* Euro, sterling look to extend overnight gains
* Yen hovers near 113 mark
* Graphic: World FX rates in 2018 tmsnrt.rs/2egbfVh
By Vatsal Srivastava
SINGAPORE, Nov 23 (Reuters) - The euro and sterling steadied versus the dollar on Friday after Britain and the European Union agreed in principle to a text setting out their future relationship before a summit on Sunday.
Traders initially cheered the draft declaration agreed by the United Kingdom and the European Commission overnight which said that the “parties envisage having a trading relationship on goods that is as close as possible, with a view to facilitating the ease of legitimate trade.”
The euro and sterling traded marginally higher on Friday, looking to extend their overnight gains of 0.2 percent and 0.8 percent respectively.
“A full read through of the text suggests a lot of important details need to be clarified. ...this document is not convincing the market that it will pass through parliament,” said David de Garis, director economics and markets at NAB.
He added the market is still positioned with a short bias in the pound, so there is scope for a move of 5-10 percent if a breakthrough deal is achieved.
The dollar index, a gauge of its value versus six major peers, traded marginally weaker at 96.5. Much of the weakness is due to the strength in the euro and sterling, which together constitute 70 percent of the index.
The dollar has lost ground for two consecutive trading sessions and is drifting lower from a 16-month high of 97.69 hit earlier this month.

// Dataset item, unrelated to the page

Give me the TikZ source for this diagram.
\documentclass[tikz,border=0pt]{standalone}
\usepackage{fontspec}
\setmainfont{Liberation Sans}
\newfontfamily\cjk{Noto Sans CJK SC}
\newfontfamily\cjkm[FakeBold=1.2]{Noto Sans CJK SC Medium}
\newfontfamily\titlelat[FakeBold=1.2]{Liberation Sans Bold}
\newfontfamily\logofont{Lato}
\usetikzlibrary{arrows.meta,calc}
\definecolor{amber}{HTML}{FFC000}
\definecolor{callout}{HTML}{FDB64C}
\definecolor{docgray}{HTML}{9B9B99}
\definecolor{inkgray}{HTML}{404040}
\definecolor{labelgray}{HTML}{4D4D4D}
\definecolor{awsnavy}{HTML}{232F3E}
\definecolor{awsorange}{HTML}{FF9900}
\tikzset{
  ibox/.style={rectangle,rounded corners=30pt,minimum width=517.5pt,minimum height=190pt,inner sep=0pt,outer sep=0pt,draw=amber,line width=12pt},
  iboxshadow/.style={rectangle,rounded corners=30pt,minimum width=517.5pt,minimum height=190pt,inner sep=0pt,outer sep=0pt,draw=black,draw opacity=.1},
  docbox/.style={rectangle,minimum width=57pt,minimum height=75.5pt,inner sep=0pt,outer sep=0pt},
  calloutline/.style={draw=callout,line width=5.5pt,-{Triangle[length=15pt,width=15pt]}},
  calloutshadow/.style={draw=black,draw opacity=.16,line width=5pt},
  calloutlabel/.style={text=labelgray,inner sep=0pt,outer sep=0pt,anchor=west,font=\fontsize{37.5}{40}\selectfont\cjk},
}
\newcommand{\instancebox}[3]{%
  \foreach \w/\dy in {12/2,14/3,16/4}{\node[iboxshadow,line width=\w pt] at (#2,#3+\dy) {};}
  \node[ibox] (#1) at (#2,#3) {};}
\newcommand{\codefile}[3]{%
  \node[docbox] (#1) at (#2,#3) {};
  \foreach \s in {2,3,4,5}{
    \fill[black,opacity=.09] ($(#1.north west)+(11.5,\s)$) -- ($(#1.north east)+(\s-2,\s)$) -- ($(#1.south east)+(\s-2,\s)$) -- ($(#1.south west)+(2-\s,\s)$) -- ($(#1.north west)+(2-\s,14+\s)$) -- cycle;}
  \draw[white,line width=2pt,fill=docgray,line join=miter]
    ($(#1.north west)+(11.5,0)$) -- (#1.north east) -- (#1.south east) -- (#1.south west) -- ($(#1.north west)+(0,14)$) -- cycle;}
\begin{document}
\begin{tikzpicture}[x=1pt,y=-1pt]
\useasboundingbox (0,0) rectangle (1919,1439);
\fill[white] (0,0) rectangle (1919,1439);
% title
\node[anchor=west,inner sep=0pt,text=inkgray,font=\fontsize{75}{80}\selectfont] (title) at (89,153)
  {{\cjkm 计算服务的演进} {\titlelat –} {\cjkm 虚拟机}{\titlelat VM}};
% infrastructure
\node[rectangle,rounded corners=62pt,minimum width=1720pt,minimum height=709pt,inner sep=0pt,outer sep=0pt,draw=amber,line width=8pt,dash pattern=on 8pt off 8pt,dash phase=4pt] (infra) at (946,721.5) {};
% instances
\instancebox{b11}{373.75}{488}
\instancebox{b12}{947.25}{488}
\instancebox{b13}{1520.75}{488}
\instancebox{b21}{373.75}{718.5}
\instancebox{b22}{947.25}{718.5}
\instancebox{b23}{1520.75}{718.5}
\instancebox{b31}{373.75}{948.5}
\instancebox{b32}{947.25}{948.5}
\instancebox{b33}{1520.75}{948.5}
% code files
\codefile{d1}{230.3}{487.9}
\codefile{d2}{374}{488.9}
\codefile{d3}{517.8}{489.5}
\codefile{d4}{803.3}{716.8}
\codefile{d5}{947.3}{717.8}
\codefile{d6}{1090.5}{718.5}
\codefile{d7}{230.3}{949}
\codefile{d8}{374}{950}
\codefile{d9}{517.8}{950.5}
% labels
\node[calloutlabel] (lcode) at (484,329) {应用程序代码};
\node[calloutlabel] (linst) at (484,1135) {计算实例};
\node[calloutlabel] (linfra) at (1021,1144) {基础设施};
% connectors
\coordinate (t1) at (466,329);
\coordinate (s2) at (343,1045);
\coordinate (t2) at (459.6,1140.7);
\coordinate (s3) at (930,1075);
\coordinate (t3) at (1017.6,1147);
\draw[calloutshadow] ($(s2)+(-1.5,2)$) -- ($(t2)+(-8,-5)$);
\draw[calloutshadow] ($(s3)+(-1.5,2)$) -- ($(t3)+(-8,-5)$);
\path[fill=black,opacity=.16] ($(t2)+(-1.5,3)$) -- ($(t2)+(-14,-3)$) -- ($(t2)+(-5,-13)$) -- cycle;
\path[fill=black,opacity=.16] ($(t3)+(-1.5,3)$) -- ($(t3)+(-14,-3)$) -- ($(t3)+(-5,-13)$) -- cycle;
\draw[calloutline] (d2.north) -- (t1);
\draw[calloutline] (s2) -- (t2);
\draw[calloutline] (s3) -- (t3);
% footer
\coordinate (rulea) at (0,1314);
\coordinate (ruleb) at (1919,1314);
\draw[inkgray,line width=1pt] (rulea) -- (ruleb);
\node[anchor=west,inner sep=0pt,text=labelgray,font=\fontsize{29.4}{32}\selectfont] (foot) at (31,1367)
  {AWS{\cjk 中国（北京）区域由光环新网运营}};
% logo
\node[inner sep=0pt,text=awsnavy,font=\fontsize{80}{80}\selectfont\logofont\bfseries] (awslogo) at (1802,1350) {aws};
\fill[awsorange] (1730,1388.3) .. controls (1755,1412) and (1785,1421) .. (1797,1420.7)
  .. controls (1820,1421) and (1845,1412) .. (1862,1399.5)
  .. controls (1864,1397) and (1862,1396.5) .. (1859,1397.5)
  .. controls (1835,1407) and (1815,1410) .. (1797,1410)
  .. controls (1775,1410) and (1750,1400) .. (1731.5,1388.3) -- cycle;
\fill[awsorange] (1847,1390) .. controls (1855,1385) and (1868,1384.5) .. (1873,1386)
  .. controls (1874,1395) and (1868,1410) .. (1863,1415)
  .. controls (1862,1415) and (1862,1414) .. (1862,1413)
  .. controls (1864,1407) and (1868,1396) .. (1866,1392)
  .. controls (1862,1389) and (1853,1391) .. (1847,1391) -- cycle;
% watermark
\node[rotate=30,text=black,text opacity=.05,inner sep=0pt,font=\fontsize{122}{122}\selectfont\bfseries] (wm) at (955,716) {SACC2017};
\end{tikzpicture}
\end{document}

Dollar sceptics are also concerned about the pace of future interest rate increases by the U.S. central bank.
The Fed is expected to impose its fourth rate hike of 2018 in December, but investors wonder how many rate hikes the Fed can impose next year without risking a slowdown in the domestic economy, which has so far held up well even as borrowing costs have risen.

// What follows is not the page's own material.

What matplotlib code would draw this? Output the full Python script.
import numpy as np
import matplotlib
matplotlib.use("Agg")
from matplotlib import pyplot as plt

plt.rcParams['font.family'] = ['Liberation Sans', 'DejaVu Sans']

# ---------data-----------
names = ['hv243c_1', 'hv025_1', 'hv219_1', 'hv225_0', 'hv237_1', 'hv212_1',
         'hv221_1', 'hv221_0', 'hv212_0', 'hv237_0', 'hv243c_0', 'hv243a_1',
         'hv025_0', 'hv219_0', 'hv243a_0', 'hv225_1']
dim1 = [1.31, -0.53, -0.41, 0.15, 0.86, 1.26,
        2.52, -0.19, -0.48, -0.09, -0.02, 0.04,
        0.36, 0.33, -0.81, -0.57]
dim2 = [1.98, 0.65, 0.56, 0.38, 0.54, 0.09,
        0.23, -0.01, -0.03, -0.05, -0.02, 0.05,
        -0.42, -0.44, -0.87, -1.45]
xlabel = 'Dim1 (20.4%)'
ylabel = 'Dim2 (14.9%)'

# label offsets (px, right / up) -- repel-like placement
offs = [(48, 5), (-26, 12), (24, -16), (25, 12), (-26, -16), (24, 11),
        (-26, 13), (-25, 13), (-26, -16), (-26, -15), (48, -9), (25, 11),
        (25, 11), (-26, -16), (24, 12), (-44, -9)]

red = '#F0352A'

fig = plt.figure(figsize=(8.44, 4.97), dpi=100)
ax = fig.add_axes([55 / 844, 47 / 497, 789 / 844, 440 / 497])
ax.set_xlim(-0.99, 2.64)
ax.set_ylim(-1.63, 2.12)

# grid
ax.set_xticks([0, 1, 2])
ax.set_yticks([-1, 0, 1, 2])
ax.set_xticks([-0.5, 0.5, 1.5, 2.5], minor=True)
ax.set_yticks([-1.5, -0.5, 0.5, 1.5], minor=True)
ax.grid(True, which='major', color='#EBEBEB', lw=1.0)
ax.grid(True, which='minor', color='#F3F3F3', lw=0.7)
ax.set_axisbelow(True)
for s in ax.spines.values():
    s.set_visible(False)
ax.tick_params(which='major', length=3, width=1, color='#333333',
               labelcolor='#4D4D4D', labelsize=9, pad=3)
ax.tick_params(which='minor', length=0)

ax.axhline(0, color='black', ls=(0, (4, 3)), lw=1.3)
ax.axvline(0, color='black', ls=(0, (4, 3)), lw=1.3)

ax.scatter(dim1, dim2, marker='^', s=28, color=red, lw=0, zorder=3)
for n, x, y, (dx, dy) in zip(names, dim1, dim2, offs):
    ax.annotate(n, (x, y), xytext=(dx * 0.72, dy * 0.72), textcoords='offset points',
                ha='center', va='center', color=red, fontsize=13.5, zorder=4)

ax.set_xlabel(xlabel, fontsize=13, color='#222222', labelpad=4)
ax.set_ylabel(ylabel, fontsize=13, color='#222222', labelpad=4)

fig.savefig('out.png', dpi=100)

“The Fed is most likely to hike rates in December. I don’t see a shift in forward guidance at next month’s meeting as that would imply that a significant deteoriation in economic activity is already taking place,” added De Garis.
The yen quoted at 112.96, relatively unchanged from its previous close. The Japanese currency has traded in an extremely narrow range over the last four trading sessions, although with a weak bias.
While the Fed is on a monetary tightening path, the Bank of Japan maintains its ultra loose monetary policy due to low growth and inflation. This interest rate differential between U.S. and Japanese bonds, makes the dollar a more attractive bet than the yen.
According to some analysts, another factor supporting the dollar/yen is that Japanese investors are not retreating from U.S. and foreign assets and remain close to fully invested.
The Australian dollar, often considered a gauge for global risk appetite traded relatively unchanged at $0.7251. Analysts expect the Aussie dollar to remain subdued as U.S.-Sino trade tensions are showing no signs of easing ahead of next weekends G-20 meeting, which would keep risk sentiment dampened.